Sunday, January 5, 2014

Sometimes We Laugh With Him

I was watching my roommate play Batman: Arkham Asylum recently when he reached a cut scene where Batman enters an elevator to go to the next area. The Joker (voiced by Mark Hamil) immediately starts mocking this obviously terrible choice as Batman is now confined to a metal box over which the Joker has control, causing him to declare, "What say I just blow the brakes and drop you like a sack of puppies!" Laughing out loud at this I commented on how horrible this analogy is, to which my roommate responded "Yeah... but you laughed." He has a point.
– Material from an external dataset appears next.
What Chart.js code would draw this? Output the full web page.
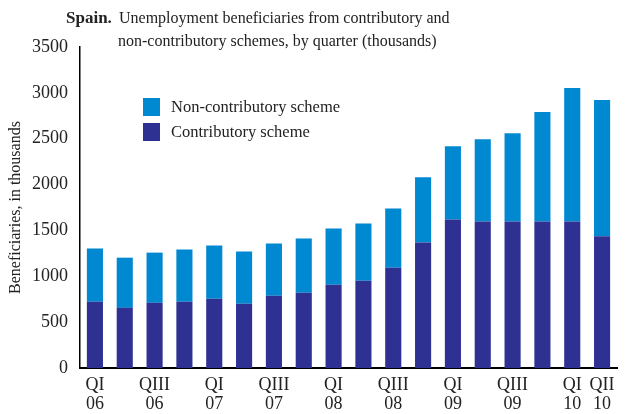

Mark Hamil in Batman:The Animated Series has always been my favorite version of the Joker. The gleeful laughter, tempered by the wild swings to vicious anger, makes the character all the more terrifying. In The Dark Night, Alfred remarks to Bruce "Some men just want to see the world burn." But Mark Hamil's Joker goes a level above this- his madcap humor pulls you in, so that when his mood turns you realize you wanted to see the world burn with him. Perhaps the best illustration of this comes from the DC Comics event "A Death in the Family" when the Joker had viciously beaten the current Robin, Jason Todd, and left him at a cliffhanger where the fans got to choose whether Robin lived or died by calling in to a toll free number to vote- the fans voted that Jason Todd not walk away from that fateful encounter. Although I was too young to have taken part in that comic book event, none of us are completely guilt free. While playing as the Joker in Injustice: Gods Among Us, another DC game, I performed a special move where I pummeled my opponent with a crowbar while they were down. Gleefully getting into the moment, I exclaimed to my friends "I call that one 'The Jason Todd'!" They were horified, but we all agreed that it was still pretty funny. Dark, and terrible, but pretty funny.
Batman's rogues gallery covers so many archetypes that there's something for everyone: the conflicted Two-Face. Mr Freeze, who is willing to do anything for the sick wife that he loves. The egotistical Riddler, desperate to prove his superiority. But the Joker is the exception that makes his popularity so strange- there is nothing good about this character. No redeemable qualities that we can really defend. The Joker is the "dead baby jokes" of supervillians, and he reveals something dark that is inside of us. Because the Joker laughs at these terrible things... but sometimes we laugh with him.